-- start of Given data --

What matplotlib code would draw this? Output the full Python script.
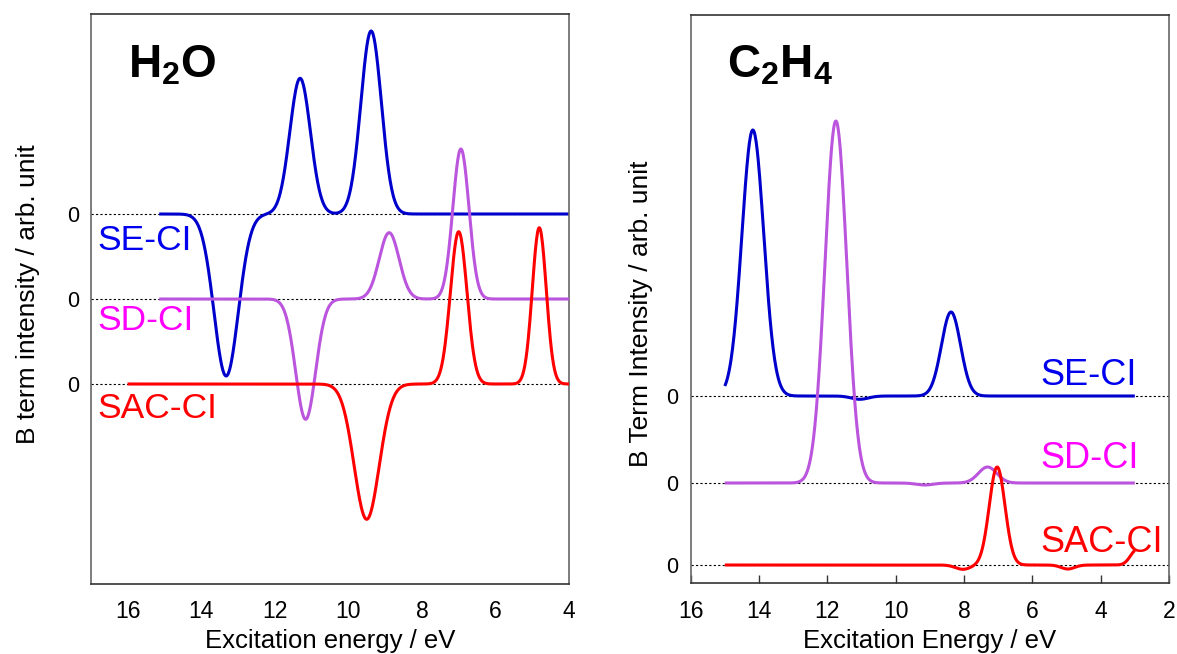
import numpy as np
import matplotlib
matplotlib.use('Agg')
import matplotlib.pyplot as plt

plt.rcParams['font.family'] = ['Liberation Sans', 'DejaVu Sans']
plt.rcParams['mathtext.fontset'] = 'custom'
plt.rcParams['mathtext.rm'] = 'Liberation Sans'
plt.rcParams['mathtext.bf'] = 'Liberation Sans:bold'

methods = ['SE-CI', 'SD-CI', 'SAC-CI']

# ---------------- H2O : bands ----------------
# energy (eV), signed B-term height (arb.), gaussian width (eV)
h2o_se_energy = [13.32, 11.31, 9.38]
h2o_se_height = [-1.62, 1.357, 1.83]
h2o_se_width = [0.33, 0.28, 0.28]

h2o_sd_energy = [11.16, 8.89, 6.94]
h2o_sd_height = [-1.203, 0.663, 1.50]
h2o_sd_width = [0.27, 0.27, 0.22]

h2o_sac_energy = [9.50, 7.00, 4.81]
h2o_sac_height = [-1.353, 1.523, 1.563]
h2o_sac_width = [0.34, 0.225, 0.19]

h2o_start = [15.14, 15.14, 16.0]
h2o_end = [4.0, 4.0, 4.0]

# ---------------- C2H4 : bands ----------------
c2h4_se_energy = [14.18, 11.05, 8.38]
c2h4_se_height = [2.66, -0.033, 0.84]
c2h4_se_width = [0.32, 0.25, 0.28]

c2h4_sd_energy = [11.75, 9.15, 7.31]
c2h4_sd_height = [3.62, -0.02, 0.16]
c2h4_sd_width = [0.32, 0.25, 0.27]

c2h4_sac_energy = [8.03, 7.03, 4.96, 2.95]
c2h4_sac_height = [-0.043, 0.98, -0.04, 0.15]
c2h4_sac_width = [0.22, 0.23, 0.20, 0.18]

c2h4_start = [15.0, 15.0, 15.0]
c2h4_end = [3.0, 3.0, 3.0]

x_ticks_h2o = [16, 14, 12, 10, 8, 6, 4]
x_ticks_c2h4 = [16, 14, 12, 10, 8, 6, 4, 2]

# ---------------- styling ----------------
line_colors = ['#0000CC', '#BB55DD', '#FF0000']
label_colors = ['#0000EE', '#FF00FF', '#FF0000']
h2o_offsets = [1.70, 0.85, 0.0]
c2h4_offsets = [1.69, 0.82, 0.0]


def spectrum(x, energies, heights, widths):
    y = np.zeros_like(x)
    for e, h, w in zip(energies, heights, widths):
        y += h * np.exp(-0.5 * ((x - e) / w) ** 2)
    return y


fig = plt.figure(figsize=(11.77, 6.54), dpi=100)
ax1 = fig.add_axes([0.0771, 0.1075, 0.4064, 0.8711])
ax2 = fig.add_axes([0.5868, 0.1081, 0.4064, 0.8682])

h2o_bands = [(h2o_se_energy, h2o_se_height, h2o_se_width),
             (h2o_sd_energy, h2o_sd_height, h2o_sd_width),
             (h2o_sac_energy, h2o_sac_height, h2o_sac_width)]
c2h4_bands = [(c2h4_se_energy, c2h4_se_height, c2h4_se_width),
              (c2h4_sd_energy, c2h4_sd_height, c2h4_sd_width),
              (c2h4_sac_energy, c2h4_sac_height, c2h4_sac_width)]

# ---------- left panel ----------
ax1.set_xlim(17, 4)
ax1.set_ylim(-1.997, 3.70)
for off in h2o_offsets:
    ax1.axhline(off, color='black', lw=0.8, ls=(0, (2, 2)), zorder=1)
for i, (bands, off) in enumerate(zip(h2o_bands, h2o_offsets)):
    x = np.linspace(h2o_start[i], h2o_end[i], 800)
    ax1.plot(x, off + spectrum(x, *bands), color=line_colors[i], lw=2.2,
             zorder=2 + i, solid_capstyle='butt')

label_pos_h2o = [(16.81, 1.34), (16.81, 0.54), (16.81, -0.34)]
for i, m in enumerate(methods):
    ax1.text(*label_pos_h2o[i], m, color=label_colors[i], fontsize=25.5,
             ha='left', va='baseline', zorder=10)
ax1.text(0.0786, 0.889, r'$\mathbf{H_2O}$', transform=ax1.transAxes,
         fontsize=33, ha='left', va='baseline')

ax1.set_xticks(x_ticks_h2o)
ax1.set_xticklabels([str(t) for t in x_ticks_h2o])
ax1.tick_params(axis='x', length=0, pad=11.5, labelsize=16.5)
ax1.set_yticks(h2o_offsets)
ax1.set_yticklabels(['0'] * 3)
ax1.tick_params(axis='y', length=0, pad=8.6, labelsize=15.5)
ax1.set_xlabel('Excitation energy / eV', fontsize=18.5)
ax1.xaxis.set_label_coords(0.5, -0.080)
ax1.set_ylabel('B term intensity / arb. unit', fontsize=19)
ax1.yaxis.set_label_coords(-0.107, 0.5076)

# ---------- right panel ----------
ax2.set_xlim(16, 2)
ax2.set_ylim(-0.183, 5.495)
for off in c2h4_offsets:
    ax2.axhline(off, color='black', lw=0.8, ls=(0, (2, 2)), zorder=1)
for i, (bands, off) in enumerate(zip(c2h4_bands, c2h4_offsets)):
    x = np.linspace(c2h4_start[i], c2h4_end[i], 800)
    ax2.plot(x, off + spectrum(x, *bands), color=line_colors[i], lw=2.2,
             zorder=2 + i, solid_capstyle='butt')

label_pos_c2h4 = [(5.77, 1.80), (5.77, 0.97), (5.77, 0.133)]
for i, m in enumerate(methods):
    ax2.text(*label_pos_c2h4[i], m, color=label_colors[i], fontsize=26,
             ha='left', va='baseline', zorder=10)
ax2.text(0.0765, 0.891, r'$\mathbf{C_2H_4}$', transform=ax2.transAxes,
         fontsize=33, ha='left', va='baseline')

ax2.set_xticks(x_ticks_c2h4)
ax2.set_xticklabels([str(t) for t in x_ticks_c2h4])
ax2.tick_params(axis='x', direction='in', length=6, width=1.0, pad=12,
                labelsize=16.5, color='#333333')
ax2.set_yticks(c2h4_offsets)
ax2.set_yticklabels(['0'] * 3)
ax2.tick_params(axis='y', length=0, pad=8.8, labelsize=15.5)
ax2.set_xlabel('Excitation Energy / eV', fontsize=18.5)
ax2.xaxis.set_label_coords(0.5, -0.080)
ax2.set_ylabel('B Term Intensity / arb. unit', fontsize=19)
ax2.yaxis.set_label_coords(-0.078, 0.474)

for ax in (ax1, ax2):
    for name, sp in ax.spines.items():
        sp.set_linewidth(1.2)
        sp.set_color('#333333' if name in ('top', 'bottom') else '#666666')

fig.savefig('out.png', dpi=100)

-- end of Given data --

Quote, exactly and only, the lines from the first line of the data above through the line containing "methods = ['SE-CI', 'SD-CI', 'SAC-CI']". The pictures do not belong in it.

What matplotlib code would draw this? Output the full Python script.
import numpy as np
import matplotlib
matplotlib.use('Agg')
import matplotlib.pyplot as plt

plt.rcParams['font.family'] = ['Liberation Sans', 'DejaVu Sans']
plt.rcParams['mathtext.fontset'] = 'custom'
plt.rcParams['mathtext.rm'] = 'Liberation Sans'
plt.rcParams['mathtext.bf'] = 'Liberation Sans:bold'

methods = ['SE-CI', 'SD-CI', 'SAC-CI']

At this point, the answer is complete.